Educate! prepares youth in Africa with the skills to succeed in today’s economy. We are a non-profit social enterprise with 150 staff and 300 volunteer youth mentors. 

We tackle youth unemployment by partnering with schools and governments to reform what schools teach and how they teach it so that students in Africa have the skills to attain further education, overcome gender inequities, start businesses, get jobs and drive development in their communities. Our model is delivered through practically-trained teachers and youth mentors. Educate!’s goal is to make this practical, skills-based model part of national education systems.

Check out our COVID response page on our website to see how we’ve adapted to respond to school closures in East Africa in 2020.

In 2019, we partnered with the government to pilot in 60+ schools in Kenya, worked in 275+ secondary schools in Rwanda, and 800+ schools in Uganda (25% of the country), reaching over 46,000 students intensively and 470,000 more broadly. Two rigorous external evaluations, including a randomized controlled trial, found that towards the end of secondary school, our program participants earn nearly DOUBLE the income of their peers. A follow-up RCT found that four years later, our graduates demonstrate large and durable shifts in skills, coupled with significant improvements in education and gender equity-related outcomes. Girls achieve even greater results. Our graduates change their lives and their communities, such as Daniel who leveraged both his medical education and the transferable and business skills gained through Educate! to open a rural health clinic in his community employing two people and conducting about 350 checkups per month.

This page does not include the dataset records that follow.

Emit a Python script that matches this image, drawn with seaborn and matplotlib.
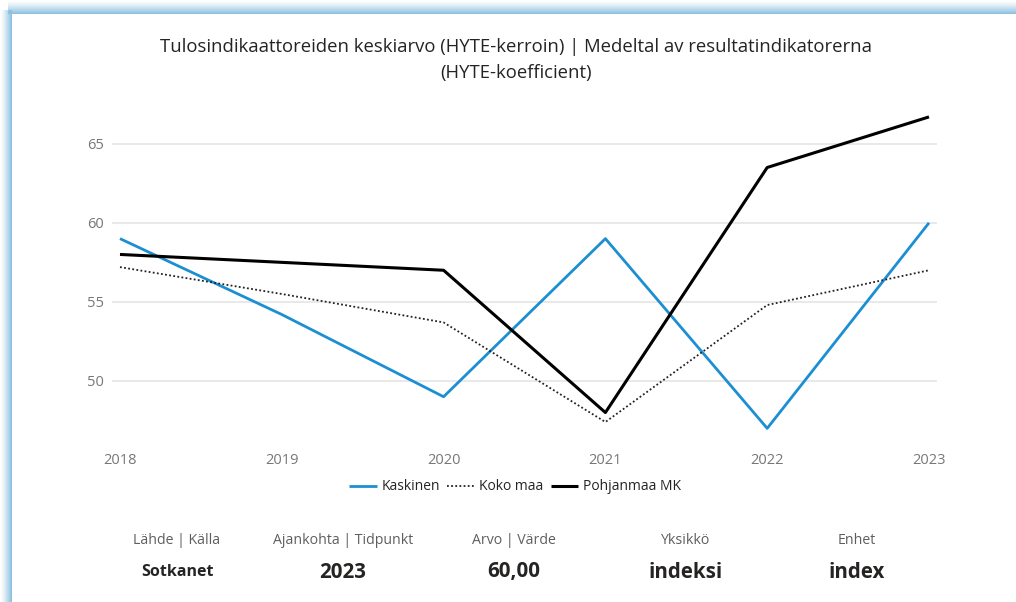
import numpy as np
import pandas as pd
import matplotlib.pyplot as plt
import seaborn as sns

# data
years = [2018, 2019, 2020, 2021, 2022, 2023]
kaskinen = [59.0, 54.2, 49.0, 59.0, 47.0, 60.0]
koko_maa = [57.2, 55.5, 53.7, 47.4, 54.8, 57.0]
pohjanmaa = [58.0, 57.5, 57.0, 48.0, 63.5, 66.7]
series_names = ["Kaskinen", "Koko maa", "Pohjanmaa MK"]

footer_labels = ["Lähde | Källa", "Ajankohta | Tidpunkt", "Arvo | Värde", "Yksikkö", "Enhet"]
footer_values = ["Sotkanet", "2023", "60,00", "indeksi", "index"]

title = ("Tulosindikaattoreiden keskiarvo (HYTE-kerroin) | Medeltal av resultatindikatorerna\n"
         "(HYTE-koefficient)")

df = pd.DataFrame({
    "year": years * 3,
    "value": kaskinen + koko_maa + pohjanmaa,
    "series": np.repeat(series_names, len(years)),
})

sns.set_theme(style="white")
plt.rcParams["font.family"] = ["Open Sans", "DejaVu Sans"]

W, H = 1016, 602
fig = plt.figure(figsize=(W / 100, H / 100), dpi=100)

# card frame (blue shadow on left and top)
bg = fig.add_axes([0, 0, 1, 1], zorder=-5)
bg.axis("off")
blue = np.array([0.55, 0.76, 0.88])
ramp_x = np.linspace(0, 1, 12) ** 1.3
left = np.ones((1, 12, 4))
left[..., :3] = blue
left[..., 3] = ramp_x
bg.imshow(left, extent=(0, 12, H, 10), aspect="auto", interpolation="bilinear")
ramp_y = np.linspace(0, 1, 14) ** 1.3
top = np.ones((14, 1, 4))
top[..., :3] = blue
top[..., 3] = ramp_y[:, None]
bg.imshow(top, extent=(8, W, 14, 0), aspect="auto", interpolation="bilinear")
bg.set_xlim(0, W)
bg.set_ylim(H, 0)

ax = fig.add_axes([112 / W, 1 - 441 / H, (937 - 112) / W, (441 - 109) / H])

styles = {
    "Kaskinen": dict(color="#1B8FD2", lw=2.0, ls="-"),
    "Koko maa": dict(color="#222222", lw=1.3, ls=(0, (1, 1.3))),
    "Pohjanmaa MK": dict(color="#000000", lw=2.2, ls="-"),
}
for name in series_names:
    st = styles[name]
    sns.lineplot(data=df[df["series"] == name], x="year", y="value", ax=ax,
                 color=st["color"], lw=st["lw"], linestyle=st["ls"], label=name,
                 solid_capstyle="butt", dash_capstyle="butt")

ax.set_xlim(2018 - 8 / 161.8, 2023 + 8 / 161.8)
ax.set_ylim(46.2, 67.2)
ax.set_yticks([50, 55, 60, 65])
ax.set_xticks(years)
ax.set_xticklabels([str(y) for y in years])
ax.grid(axis="y", color="#E3E3E3", lw=1.1)
ax.grid(axis="x", visible=False)
for s in ax.spines.values():
    s.set_visible(False)
ax.tick_params(axis="both", length=0, labelsize=10.5, labelcolor="#777777")
ax.tick_params(axis="x", pad=9)
ax.tick_params(axis="y", pad=6)
ax.set_xlabel("")
ax.set_ylabel("")

handles, labels = ax.get_legend_handles_labels()
ax.legend(handles, labels, loc="center", bbox_to_anchor=(515 / W, 1 - 487 / H),
          bbox_transform=fig.transFigure, ncol=3, frameon=False, fontsize=10,
          handlelength=2.0, handletextpad=0.35, columnspacing=0.5,
          labelcolor="#252423")

fig.text(516 / W, 1 - 60 / H, title, ha="center", va="center", fontsize=13.3,
         color="#252423", linespacing=1.55)

col_x = [177, 343, 514, 686, 857]
for i, (lab, val) in enumerate(zip(footer_labels, footer_values)):
    fig.text(col_x[i] / W, 1 - 541 / H, lab, ha="center", va="center",
             fontsize=10.2, color="#605E5C")
    fig.text(col_x[i] / W, 1 - 572 / H, val, ha="center", va="center",
             fontsize=11.5 if i == 0 else 14.8, fontweight="bold", color="#252423")

fig.savefig("out.png", dpi=100)
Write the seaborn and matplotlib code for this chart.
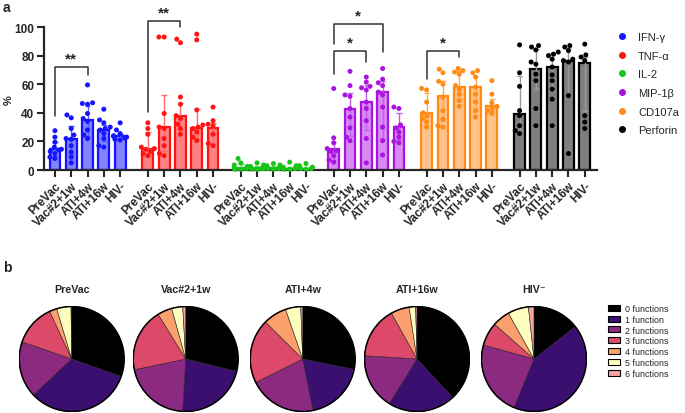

We have been backed by top foundations such as MasterCard, Big Bang Philanthropy, Mulago, Echoing Green, Ashoka, and Global Innovation Fund. Educate! won a 2018 Klaus J. Jacobs Prize (and was featured in a video), a 2015 WISE Award, and was highlighted by Bill Gates, in the World Bank’s S4YE's Impact Portfolio, an Al Jazeera documentary, Forbes 30 under 30and The Brookings Institution as one of 14 case studies in their global scaling education learning initiative. Educate! was also selected by the UN’s Generation Unlimited as 1 of 20 innovative youth solutions. 

Educate!'s long-term vision is to design solutions that measurably impact millions of youth across Africa each year.